An emergency eyewash may go unused for long periods of time, but when an emergency occurs, it must function properly. The few seconds immediately following a chemical splash are often critical to minimize eye damage. It’s extremely important that eyewash stations and showers are kept in proper working order—if not, the consequences could be serious.
An emergency eyewash should be located on the same level as chemical hazards, have un-obstructed access, and require not more than 10 seconds to reach.
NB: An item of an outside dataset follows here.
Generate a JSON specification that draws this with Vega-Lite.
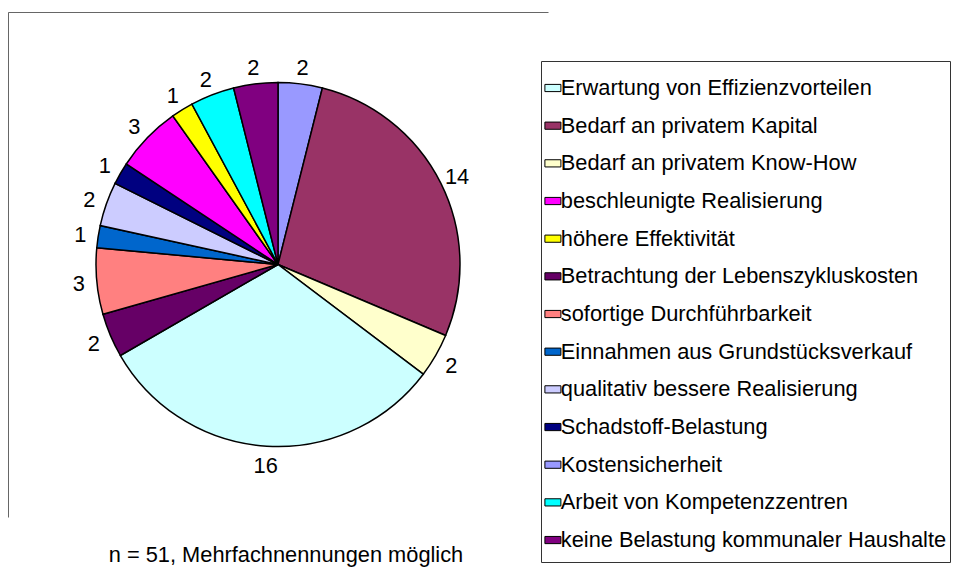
{
  "$schema": "https://vega.github.io/schema/vega-lite/v6.json",
  "width": 540,
  "height": 505,
  "autosize": {"type": "none"},
  "padding": {"left": 8, "top": 12, "right": 424, "bottom": 69},
  "background": "white",
  "view": {"stroke": "#666666", "strokeWidth": 1, "strokeDash": [540, 1045, 505, 100]},
  "data": {
    "values": [
      {"label": "Kostensicherheit", "count": 2, "seq": 1},
      {"label": "Bedarf an privatem Kapital", "count": 14, "seq": 2},
      {"label": "Bedarf an privatem Know-How", "count": 2, "seq": 3},
      {"label": "Erwartung von Effizienzvorteilen", "count": 16, "seq": 4},
      {"label": "Betrachtung der Lebenszykluskosten", "count": 2, "seq": 5},
      {"label": "sofortige Durchführbarkeit", "count": 3, "seq": 6},
      {"label": "Einnahmen aus Grundstücksverkauf", "count": 1, "seq": 7},
      {"label": "qualitativ bessere Realisierung", "count": 2, "seq": 8},
      {"label": "Schadstoff-Belastung", "count": 1, "seq": 9},
      {"label": "beschleunigte Realisierung", "count": 3, "seq": 10},
      {"label": "höhere Effektivität", "count": 1, "seq": 11},
      {"label": "Arbeit von Kompetenzzentren", "count": 2, "seq": 12},
      {"label": "keine Belastung kommunaler Haushalte", "count": 2, "seq": 13}
    ]
  },
  "title": {
    "text": "n = 51, Mehrfachnennungen möglich",
    "orient": "bottom",
    "anchor": "middle",
    "baseline": "alphabetic",
    "offset": -1,
    "dx": 8,
    "font": "Liberation Sans",
    "fontSize": 21.8,
    "fontWeight": "normal",
    "color": "black"
  },
  "layer": [
    {
      "mark": {"type": "arc", "outerRadius": 182, "stroke": "black", "strokeWidth": 1.5},
      "encoding": {
        "theta": {"field": "count", "type": "quantitative", "stack": true},
        "order": {"field": "seq", "type": "quantitative", "sort": "ascending"},
        "color": {
          "field": "label",
          "type": "nominal",
          "scale": {
            "domain": [
              "Erwartung von Effizienzvorteilen",
              "Bedarf an privatem Kapital",
              "Bedarf an privatem Know-How",
              "beschleunigte Realisierung",
              "höhere Effektivität",
              "Betrachtung der Lebenszykluskosten",
              "sofortige Durchführbarkeit",
              "Einnahmen aus Grundstücksverkauf",
              "qualitativ bessere Realisierung",
              "Schadstoff-Belastung",
              "Kostensicherheit",
              "Arbeit von Kompetenzzentren",
              "keine Belastung kommunaler Haushalte"
            ],
            "range": [
              "#CCFFFF", "#993366", "#FFFFCC", "#FF00FF", "#FFFF00", "#660066",
              "#FF8080", "#0066CC", "#CCCCFF", "#000080", "#9999FF", "#00FFFF", "#800080"
            ]
          },
          "legend": {
            "orient": "none",
            "legendX": 533,
            "legendY": 49,
            "title": " ",
            "titleFontSize": 2,
            "titlePadding": 4,
            "padding": 3,
            "strokeColor": "#333333",
            "fillColor": "white",
            "labelFont": "Liberation Sans",
            "labelFontSize": 21.8,
            "labelColor": "black",
            "labelOffset": -3,
            "labelLimit": 600,
            "symbolType": "M-1,-0.45H1V0.45H-1Z",
            "symbolSize": 256,
            "symbolOffset": -2,
            "symbolStrokeColor": "black",
            "symbolStrokeWidth": 1,
            "symbolOpacity": 1,
            "clipHeight": 36,
            "rowPadding": 1.67
          }
        }
      }
    },
    {
      "mark": {"type": "text", "radius": 200, "dy": 1.5, "font": "Liberation Sans", "fontSize": 21.8, "fill": "black", "align": "center", "baseline": "middle"},
      "encoding": {
        "theta": {"field": "count", "type": "quantitative", "stack": true},
        "order": {"field": "seq", "type": "quantitative", "sort": "ascending"},
        "text": {"field": "count", "type": "quantitative"}
      }
    }
  ]
}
A plumbed eyewash (one that is connected to a water source) should be tested weekly.
Additional requirements for eyewashes include the following:
- Eyewashes must supply a controlled flow of tepid water to both eyes simultaneously at a velocity low enough so as not to injure the user.
- Eyewashes must deliver at least 0.4 gallons/minute for 15 minutes at a minimum of 30 psi of flow pressure.
- Eyewashes must be large enough to provide room for the eyelids to be held open with the hands while the eyes are in the stream of water.
- If the eyewash nozzle has a protective cover, it shouldn’t require a separate action by the operator to activate the wash and remove the cover.
- The water flow must remain on without requiring the use of the operator’s hands and remain on until it is intentionally shut off.
- The valve that provides water and the sink itself must be resistant to corrosion.
- The eyewash must be marked with signage.